Does PRAETORIAN defend against graph-level or edge-level classification attacks?

All 16 benchmark settings evaluate node classification on Cora, PubMed, OGB-arxiv, and Flickr. Graph-level and edge-level backdoors are untested. Cross-paradigm attacks using ‘promptable subgraph triggers’ (arXiv:2510.22555) that transfer across node, edge, and graph tasks simultaneously remain unexplored territory for influence-based defenses.

What’s blocking adoption in production pipelines today?

No public code repository exists, only an anonymous ICLR review link, so teams cannot reproduce or independently benchmark the results. The paper also does not report inference-time computational cost for running IC and EI analysis across every node, which matters for real-time fraud scoring on graphs with hundreds of thousands of nodes (OGB-arxiv alone has 169K nodes).

Could task-agnostic triggers evade the IC/EI thresholds?

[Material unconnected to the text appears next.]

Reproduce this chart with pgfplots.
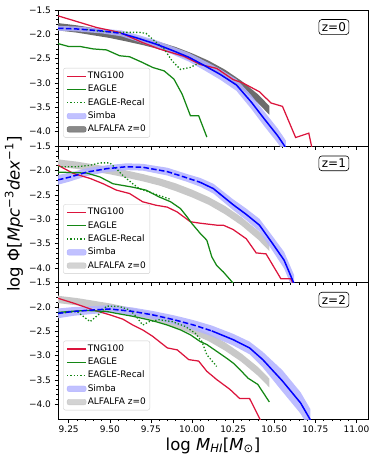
\documentclass[border=0pt]{standalone}
\usepackage{fontspec}
\setmainfont{DejaVu Sans}
\usepackage{pgfplots}
\pgfplotsset{compat=1.18}
\usepackage{pgfplotstable}
\usepgfplotslibrary{fillbetween}

\definecolor{tng}{RGB}{220,20,60}
\definecolor{eagle}{RGB}{20,135,20}
\definecolor{simba}{RGB}{0,0,255}
\definecolor{simbaband}{RGB}{178,178,255}
\definecolor{alfadark}{RGB}{108,108,108}
\definecolor{alfalight}{RGB}{200,200,200}

% ALFALFA (same in all panels): x, centre, half width
\pgfplotstableread{
x c w
9.185 -1.84 0.075
9.20 -1.85 0.075
9.30 -1.89 0.075
9.40 -1.945 0.075
9.50 -2.00 0.075
9.60 -2.07 0.075
9.70 -2.145 0.075
9.80 -2.23 0.075
9.90 -2.34 0.08
10.00 -2.47 0.08
10.10 -2.62 0.08
10.20 -2.81 0.085
10.30 -3.04 0.085
10.40 -3.32 0.09
10.47 -3.56 0.09
}\alfalfa

% Simba, panel z=0
\pgfplotstableread{
x c w
9.185 -1.875 0.05
9.30 -1.89 0.05
9.45 -1.93 0.05
9.57 -1.98 0.06
9.67 -2.08 0.07
9.78 -2.20 0.08
9.88 -2.33 0.08
9.98 -2.47 0.09
10.08 -2.65 0.10
10.17 -2.82 0.11
10.27 -3.04 0.12
10.36 -3.39 0.14
10.44 -3.74 0.15
10.52 -4.08 0.15
10.57 -4.33 0.15
}\simbaA

% Simba, panel z=1
\pgfplotstableread{
x c w
9.185 -2.19 0.10
9.26 -2.13 0.09
9.36 -2.03 0.08
9.48 -1.96 0.07
9.60 -1.92 0.07
9.70 -1.93 0.07
9.85 -2.02 0.08
9.97 -2.15 0.08
10.05 -2.24 0.09
10.13 -2.37 0.10
10.25 -2.70 0.11
10.33 -2.90 0.12
10.41 -3.12 0.13
10.49 -3.50 0.15
10.56 -3.84 0.17
10.62 -4.32 0.18
}\simbaB

% Simba, panel z=2
\pgfplotstableread{
x c w
9.185 -2.13 0.10
9.28 -2.09 0.09
9.40 -2.06 0.08
9.50 -2.04 0.08
9.64 -2.09 0.08
9.76 -2.16 0.08
9.89 -2.26 0.09
10.01 -2.37 0.10
10.12 -2.49 0.11
10.25 -2.67 0.12
10.35 -2.84 0.13
10.43 -3.08 0.16
10.55 -3.52 0.22
10.66 -3.97 0.22
10.72 -4.32 0.22
}\simbaC

\tikzset{
  tngline/.style={tng, line width=1.25pt},
  eagleline/.style={eagle, line width=1.25pt},
  recalline/.style={eagle, line width=1.3pt, dash pattern=on 1.3pt off 2pt},
  simbaline/.style={simba, line width=1.5pt},
  simbadash/.style={simba, line width=1.5pt, dash pattern=on 5.5pt off 2.4pt},
}

\pgfplotsset{
  panel/.style={
    width=310pt, height=136.3pt, scale only axis,
    anchor=north west,
    xmin=9.185, xmax=11.07, ymin=-4.3, ymax=-1.5,
    xtick={9.25,9.5,9.75,10,10.25,10.5,10.75,11},
    ytick={-4,-3.5,-3,-2.5,-2,-1.5},
    yticklabels={−4.0,−3.5,−3.0,−2.5,−2.0,−1.5},
    minor x tick num=4, minor y tick num=4,
    tick align=outside, tick pos=left,
    major tick length=3.5pt, minor tick length=2pt,
    every tick/.style={black, line width=0.6pt},
    tick label style={font=\fontsize{9}{10}\selectfont},
    axis line style={line width=0.6pt},
    clip=true,
    legend style={at={(0.017,0.064)}, anchor=south west,
      draw=black!20, rounded corners=2pt, fill=white, fill opacity=0.8, text opacity=1,
      font=\fontsize{9}{10.5}\selectfont, inner xsep=3pt, inner ysep=2.5pt, row sep=2.3pt,
      nodes={inner sep=1pt, text height=7pt, text depth=2pt},
      /tikz/every even column/.append style={column sep=4pt}},
    legend cell align=left,
  },
}

\newcommand{\legendentries}[1]{%
  \addlegendimage{legend image code/.code={\draw[tngline] (0pt,0pt) -- (19pt,0pt);}}\addlegendentry{TNG100}
  \addlegendimage{legend image code/.code={\draw[eagleline] (0pt,0pt) -- (19pt,0pt);}}\addlegendentry{EAGLE}
  \addlegendimage{legend image code/.code={\draw[recalline] (0pt,0pt) -- (19pt,0pt);}}\addlegendentry{EAGLE-Recal}
  \addlegendimage{legend image code/.code={\fill[simbaband] (0pt,-2.8pt) rectangle (19pt,2.8pt);}}\addlegendentry{Simba}
  \addlegendimage{legend image code/.code={\fill[#1] (0pt,-2.8pt) rectangle (19pt,2.8pt);}}\addlegendentry{ALFALFA z=0}
}

\newcommand{\bands}[2]{% alfalfa colour, simba table
  \addplot[name path=au, draw=none, forget plot] table[x=x, y expr=\thisrow{c}+\thisrow{w}] {\alfalfa};
  \addplot[name path=al, draw=none, forget plot] table[x=x, y expr=\thisrow{c}-\thisrow{w}] {\alfalfa};
  \addplot[#1, forget plot] fill between[of=au and al];
  \addplot[name path=su, draw=none, forget plot] table[x=x, y expr=\thisrow{c}+\thisrow{w}] {#2};
  \addplot[name path=sl, draw=none, forget plot] table[x=x, y expr=\thisrow{c}-\thisrow{w}] {#2};
  \addplot[simbaband, fill opacity=0.85, forget plot] fill between[of=su and sl];
}

\begin{document}
\begin{tikzpicture}

% ---------------- z = 0 ----------------
\begin{axis}[panel, at={(58pt,-10pt)}, xticklabels={}]
\legendentries{alfadark}
\bands{alfadark}{\simbaA}
\addplot[tngline, forget plot] coordinates {(9.185,-1.62) (9.42,-1.86) (9.56,-1.96) (9.70,-2.17) (9.80,-2.30) (9.95,-2.45) (10.05,-2.62) (10.15,-2.70) (10.25,-2.93) (10.31,-3.00) (10.41,-3.18) (10.48,-3.41) (10.55,-3.48) (10.63,-4.12) (10.71,-4.03) (10.73,-4.35)};
\addplot[eagleline, forget plot] coordinates {(9.185,-2.19) (9.25,-2.25) (9.32,-2.25) (9.40,-2.30) (9.48,-2.32) (9.56,-2.44) (9.62,-2.46) (9.70,-2.58) (9.76,-2.68) (9.83,-2.75) (9.89,-2.92) (9.94,-3.23) (9.99,-3.67) (10.04,-3.67) (10.09,-4.11)};
\addplot[recalline, forget plot] coordinates {(9.36,-1.90) (9.45,-1.94) (9.55,-1.96) (9.68,-1.96) (9.72,-1.98) (9.76,-2.10) (9.83,-2.30) (9.88,-2.55) (9.93,-2.72) (9.99,-2.68) (10.03,-2.61) (10.06,-2.60)};
\addplot[simbadash, forget plot, restrict x to domain=9:9.575] table[x=x, y=c] {\simbaA};
\addplot[simbaline, forget plot, restrict x to domain=9.565:11.5] table[x=x, y=c] {\simbaA};
\node[draw, rounded corners=3pt, fill=white, inner sep=3pt, font=\fontsize{12}{13}\selectfont, line width=0.6pt] at (rel axis cs:0.89,0.875) {z=0};
\end{axis}

% ---------------- z = 1 ----------------
\begin{axis}[panel, at={(58pt,-146.3pt)}, xticklabels={}]
\legendentries{alfalight}
\bands{alfalight}{\simbaB}
\addplot[tngline, forget plot] coordinates {(9.185,-1.89) (9.28,-2.06) (9.38,-2.16) (9.46,-2.27) (9.54,-2.40) (9.62,-2.47) (9.70,-2.64) (9.78,-2.71) (9.85,-2.75) (9.91,-2.85) (9.99,-3.05) (10.05,-3.08) (10.15,-3.12) (10.19,-3.12) (10.25,-3.21) (10.33,-3.40) (10.39,-3.69) (10.45,-3.71) (10.54,-4.22) (10.60,-4.22) (10.62,-4.35)};
\addplot[eagleline, forget plot] coordinates {(9.185,-2.03) (9.36,-2.05) (9.44,-2.13) (9.52,-2.27) (9.64,-2.34) (9.72,-2.40) (9.80,-2.54) (9.87,-2.64) (9.93,-2.78) (9.97,-2.95) (10.00,-3.09) (10.05,-3.29) (10.09,-3.43) (10.12,-3.77) (10.15,-3.95) (10.19,-4.08) (10.26,-4.35)};
\addplot[recalline, forget plot] coordinates {(9.185,-1.92) (9.30,-1.92) (9.38,-1.89) (9.44,-1.84) (9.50,-1.84) (9.54,-1.96) (9.58,-2.10) (9.64,-2.27) (9.68,-2.37) (9.74,-2.44) (9.80,-2.51) (9.87,-2.59)};
\addplot[simbadash, forget plot, restrict x to domain=9:10.055] table[x=x, y=c] {\simbaB};
\addplot[simbaline, forget plot, restrict x to domain=10.045:11.5] table[x=x, y=c] {\simbaB};
\node[draw, rounded corners=3pt, fill=white, inner sep=3pt, font=\fontsize{12}{13}\selectfont, line width=0.6pt] at (rel axis cs:0.89,0.875) {z=1};
\end{axis}

% ---------------- z = 2 ----------------
\begin{axis}[panel, at={(58pt,-282.7pt)},
  xticklabels={9.25,9.50,9.75,10.00,10.25,10.50,10.75,11.00}]
\legendentries{alfalight}
\bands{alfalight}{\simbaC}
\addplot[tngline, forget plot] coordinates {(9.185,-1.82) (9.28,-1.92) (9.40,-2.06) (9.50,-2.16) (9.58,-2.25) (9.64,-2.37) (9.70,-2.47) (9.76,-2.60) (9.85,-2.84) (9.91,-2.88) (9.98,-3.08) (10.04,-3.11) (10.09,-3.32) (10.15,-3.49) (10.23,-3.69) (10.29,-3.88) (10.35,-3.88) (10.42,-4.35)};
\addplot[eagleline, forget plot] coordinates {(9.185,-2.11) (9.26,-2.09) (9.36,-2.07) (9.48,-2.09) (9.54,-2.13) (9.64,-2.19) (9.72,-2.25) (9.78,-2.30) (9.85,-2.37) (9.93,-2.47) (9.99,-2.57) (10.05,-2.71) (10.09,-2.77) (10.15,-2.91) (10.21,-3.05) (10.25,-3.15) (10.29,-3.28) (10.34,-3.46) (10.40,-3.59) (10.47,-3.95)};
\addplot[recalline, forget plot] coordinates {(9.185,-2.13) (9.30,-2.09) (9.38,-2.30) (9.44,-2.13) (9.48,-1.98) (9.56,-1.99) (9.62,-2.06) (9.66,-2.19) (9.70,-2.37) (9.74,-2.30) (9.80,-2.26) (9.88,-2.30) (9.96,-2.40) (10.02,-2.54) (10.06,-2.71) (10.09,-2.98) (10.15,-3.22)};
\addplot[simbadash, forget plot, restrict x to domain=9:10.125] table[x=x, y=c] {\simbaC};
\addplot[simbaline, forget plot, restrict x to domain=10.115:11.5] table[x=x, y=c] {\simbaC};
\node[draw, rounded corners=3pt, fill=white, inner sep=3pt, font=\fontsize{12}{13}\selectfont, line width=0.6pt] at (rel axis cs:0.89,0.875) {z=2};
\end{axis}

\node[anchor=base, font=\fontsize{16.5}{18}\selectfont] at (213pt,-450pt) {log \textit{M}\textsubscript{\textit{HI}}[\textit{M}\textsubscript{⊙}]};
\node[rotate=90, font=\fontsize{16.5}{18}\selectfont] at (14pt,-214pt) {log Φ[\textit{Mpc}\textsuperscript{−3}\textit{dex}\textsuperscript{−1}]};
\pgfresetboundingbox
\path[use as bounding box] (0pt,0pt) rectangle (374pt,-462pt);
\end{tikzpicture}
\end{document}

PRAETORIAN’s benchmarks cover established attack families (GTA and UGBA variants) but not the emerging generation of cross-paradigm triggers designed to work across multiple GNN task types at once. Such triggers might distribute structural influence broadly enough to stay below per-node EI thresholds while still achieving the attack goal at the graph or edge level, exploiting the gap between local influence measurement and global trigger structure.